Sementara itu, yang pada hari berbeda, ibadah Natal umumnya dilaksanakan 25 Desember pagi, perayaan Natal ada yang dilaksanakan pada hari sebelum atau sesudah 25 Desember, umumnya pada sore hingga malam.

Pada masa seperti ini sebagian warga gereja, terutama dalam tradisi gereja tertentu, menyebutnya sebagai masa raya Natal. Dalam masa raya Natal ini beberapa gereja melakukan gerakan kasih terhadap sesama.

Di gereja tempat saya dan keluarga membangun persekutuan, misalnya, dilaksanakan gerakan kasih yang menyentuh ranah jasmani dan rohani. Gerakan kasih ini merupakan pemaknaan "ke Betlehem" pada masa raya Natal 2024 (yang selanjutnya disebut masa raya Natal).

"Ke Betlehem" adalah frasa yang terkandung di dalam tema pesan Natal 2024 yang disampaikan oleh Persekutuan Gereja-gereja di Indonesia (PGI) dan Konferensi Waligereja Indonesia (KWI). Lengkapnya, "Marilah Sekarang Kita Pergi ke Betlehem", yang diambil dari Injil Lukas 2:15.

Para gembala yang datang ke Betlehem menjumpai bayi Yesus yang berada di palungan karena lahir di kandang domba, yaitu sebuah tempat yang biasa hewan lahir, tempat yang sederhana dan mungkin menjijikkan, memulai melakukan gerakan kasih.

Gerakan kasih para gembala bukanlah datang secara tiba-tiba. Tetapi, Allah melalui malaikat-Nya menggerakkan para gembala ini untuk berbuat kasih. Karena, Allah adalah sumber kasih.

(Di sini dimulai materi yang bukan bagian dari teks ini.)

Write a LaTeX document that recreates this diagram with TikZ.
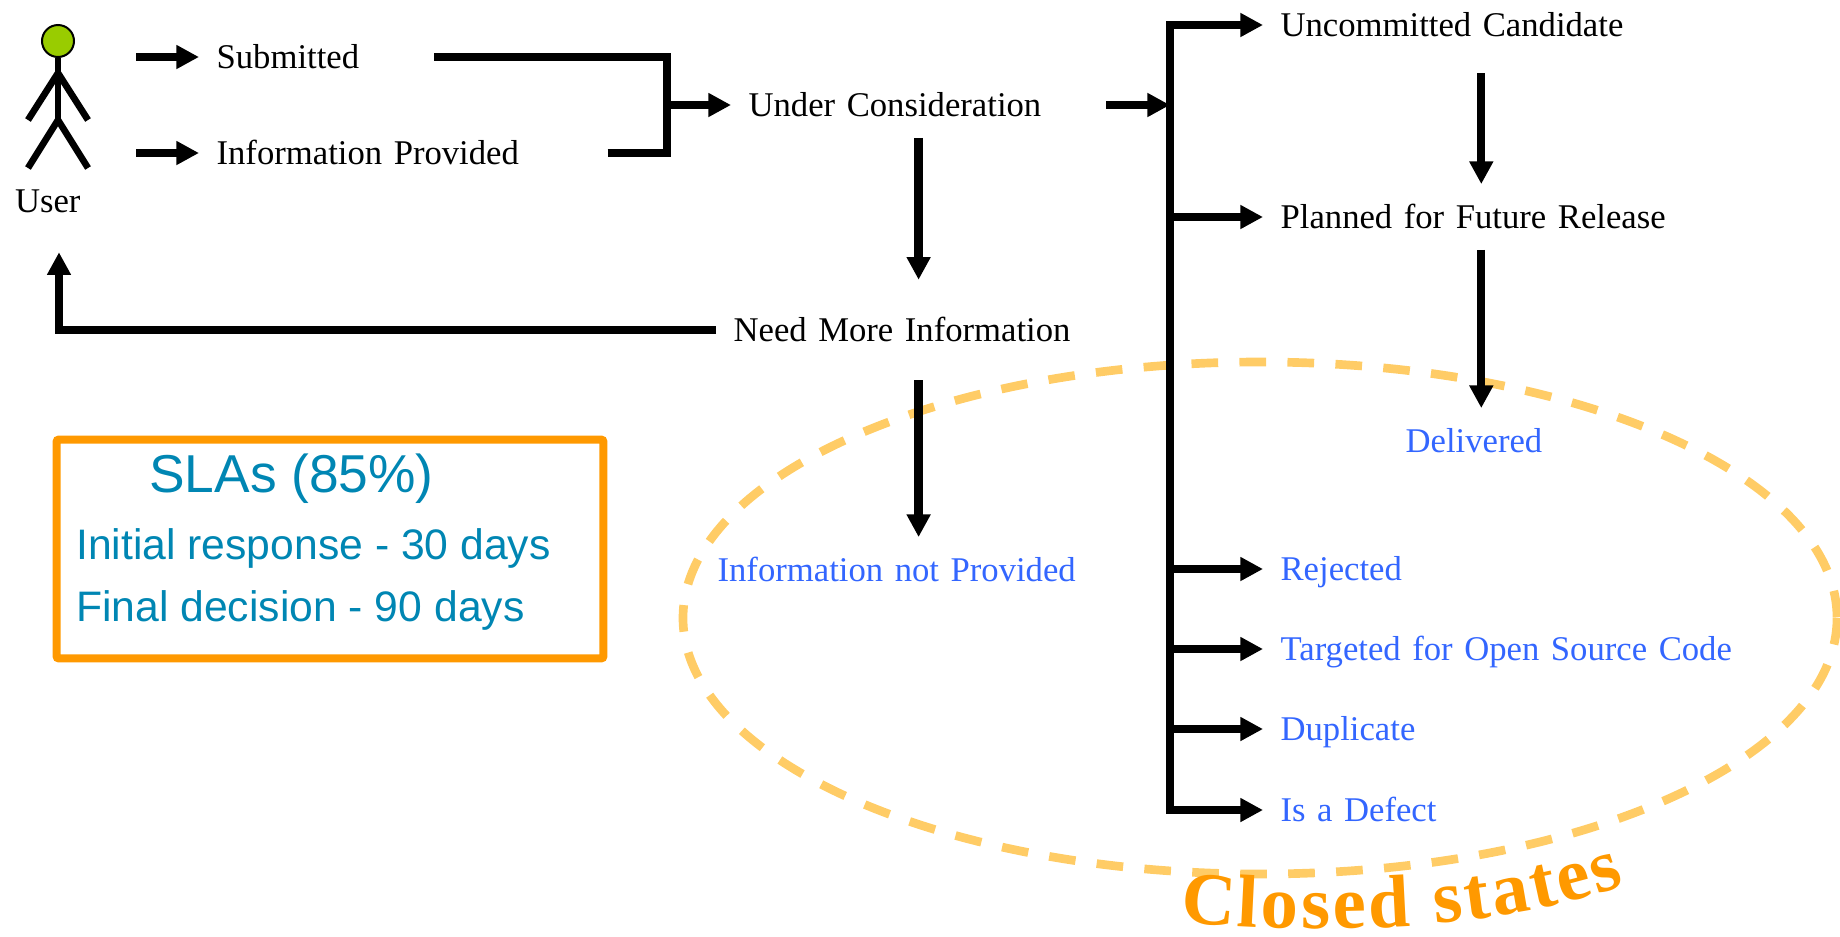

Dan, para gembala yang datang ke Betlehem inilah yang menginspirasi gereja. Melalui pendeta, penatua, diaken, dan sebagian jemaat yang bertugas, melakukan gerakan kasih kepada jemaat yang membutuhkan perhatian khusus dan nonjemaat warga sekitar gereja.

Gerakan kasih oleh gereja tempat kami sekeluarga berjemaat dilakukan dalam dua wujud. Yang pertama adalah dalam wujud bingkisan Natal. Bingkisan Natal ada yang berupa barang kebutuhan pokok, ada juga yang berupa barang kebutuhan sekunder.

Bingkisan Natal yang berupa barang kebutuhan pokok diberikan kepada jemaat dan warga nonjemaat sekitar gereja. Tentu mereka yang dalam pandangan gereja sangat membutuhkannya. Barang kebutuhan pokok yang diberikan ini tak seberapa jumlahnya dan harganya.

Jadi, saat barang kebutuhan pokok ini diberikan kepada jemaat atau nonjemaat warga sekitar gereja selalu disertai ungkapan bahwa barang yang diterima tak seberapa nilainya.

Maka, mohon tak dilihat barangnya. Tetapi, lihatlah maksud di balik barang ini. Ada relasi kasih yang autentik dan besar, seperti kasih para gembala yang datang ke Betlehem.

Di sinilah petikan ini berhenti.